Después de formular esta panoplia de reflexiones y buenos deseos nos sentimos todavía más insignificantes e ingenuos que al principio. ¿Para qué pueden servir? ¿Quién los utilizará como punto de partida de sus propias reflexiones? ¿Hasta dónde llegarán? Es como si estuviéramos soñando en una utopía maravillosa, pero completamente alejada de la realidad. Con todo, sentimos la satisfacción de haber soñado, y soñado despiertos, es decir, libremente. Y detrás de este tipo de sueños se esconde siempre la anhelada esperanza en un mundo nuevo, en este caso de una Iglesia renovada y animada por el Espíritu del Señor, que pudiera estar guiada por el nuevo sucesor de Pedro, aquel discípulo avezado a navegar en aguas turbias y oscuridades, confiando siempre en Jesús.

Para finalizar, y arrogándonos modestamente el carisma de la profecía, hacemos nuestras las conclusiones del mencionado libro de H. Küng:

«No puede ser salvada una Iglesia vuelta al pasado y enamorada todavía del Medievo, de la Contrarreforma y del Iluminismo.

No puede ser salvada una Iglesia patriarcal, con una imagen estereotipada de la mujer, con un lenguaje exclusivamente masculino y con roles de género perfectamente definidos.

No puede ser salvada una Iglesia cerrada en su propia ideología, caracterizada por el exclusivismo confesional, la arrogancia del ministerio o el rechazo de la comunión.

No puede ser salvada una Iglesia eurocéntrica, que defienda el exclusivismo cristiano y el imperialismo romano».
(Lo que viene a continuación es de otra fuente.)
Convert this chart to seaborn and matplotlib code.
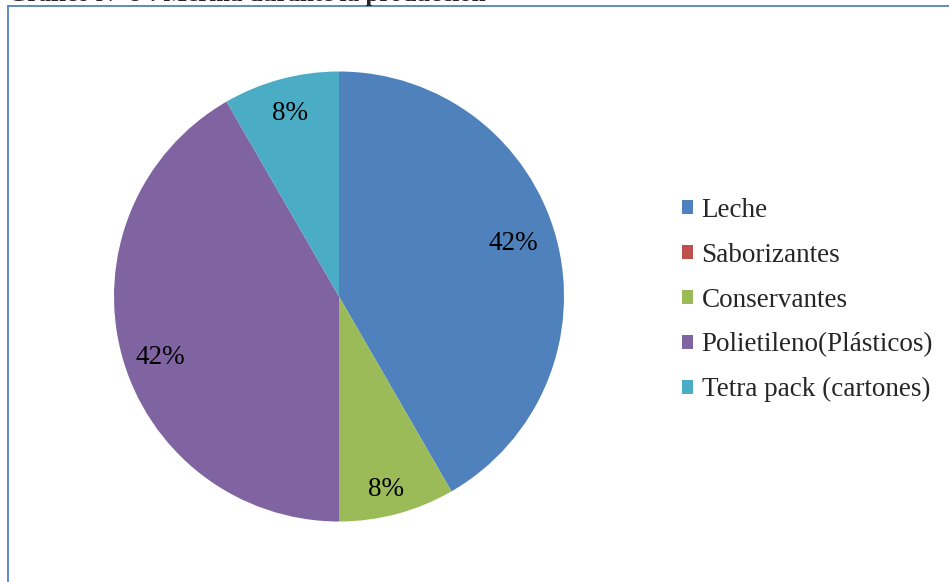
import matplotlib
matplotlib.use("Agg")
import numpy as np
import matplotlib.pyplot as plt
import seaborn as sns
from matplotlib.patches import Patch
from matplotlib.lines import Line2D

categories = ["Leche", "Saborizantes", "Conservantes", "Polietileno(Plásticos)", "Tetra pack (cartones)"]
values = [5, 0, 1, 5, 1]
colors = ["#4F81BD", "#C0504D", "#9BBB59", "#8064A2", "#4BACC6"]
title = "Gráfico N° 9 : Merma durante la producción"

sns.set_theme(style="white")
plt.rcParams["font.family"] = ["Liberation Serif", "DejaVu Serif"]

W, H = 949, 582
fig = plt.figure(figsize=(W / 100, H / 100), dpi=100)

# pie axes: center (339, 296.5), radius 225 px
cx, cy, r = 339, 296.5, 225
ax = fig.add_axes([(cx - r) / W, (H - cy - r) / H, 2 * r / W, 2 * r / H])

def fmt(p):
    return f"{p:.0f}%" if p > 0 else ""

wedges, texts, autotexts = ax.pie(
    values, colors=colors, startangle=90, counterclock=False,
    autopct=fmt, pctdistance=0.84, radius=1,
    wedgeprops=dict(linewidth=0),
    textprops=dict(fontsize=19.5, color="black"),
)
# label placement (distance from centre, angular nudge in degrees)
label_dist = [0.81, 0.84, 0.885, 0.84, 0.84]
label_nudge = [2, 0, -1.3, 3.7, 0]
for w, t, d, n in zip(wedges, autotexts, label_dist, label_nudge):
    a = np.deg2rad((w.theta1 + w.theta2) / 2 + n)
    t.set_position((d * np.cos(a), d * np.sin(a)))

ax.set_xlim(-1, 1)
ax.set_ylim(-1, 1)
ax.set_aspect("equal")
ax.axis("off")

handles = [Patch(facecolor=c, edgecolor="none") for c in colors]
fig.legend(handles, categories, loc="upper left",
           bbox_to_anchor=(682 / W, 1 - 198 / H), frameon=False,
           fontsize=19.5, handlelength=0.42, handleheight=0.42,
           handletextpad=0.3, labelspacing=0.73, borderaxespad=0, borderpad=0)

# chart area border (top and left visible)
fig.add_artist(Line2D([8 / W, 8 / W], [0, 1 - 6 / H], transform=fig.transFigure,
                      color="#4F81BD", linewidth=1.3))
fig.add_artist(Line2D([8 / W, 1], [1 - 6 / H, 1 - 6 / H], transform=fig.transFigure,
                      color="#4F81BD", linewidth=1.3))

fig.text(8 / W, 1 - 1 / H, title, fontsize=18, fontweight="bold",
         ha="left", va="baseline")

fig.savefig("out.png", dpi=100)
Existen rutas contrarias que apuntan hacia otros horizontes de transformación y de cambio. Y esperamos que el nuevo Papa se oriente por estos caminos, aun sabiendo que nuestras esperanzas pueden quedar frustradas. Porque se trata sólo de eso, de esperanzas. Y, además, esta confesión en voz alta nos ha servido para calibrar mejor lo que nos falta a nosotros mismos para acompasarnos a este modelo de Iglesia vestida «de sandalias y evangelio».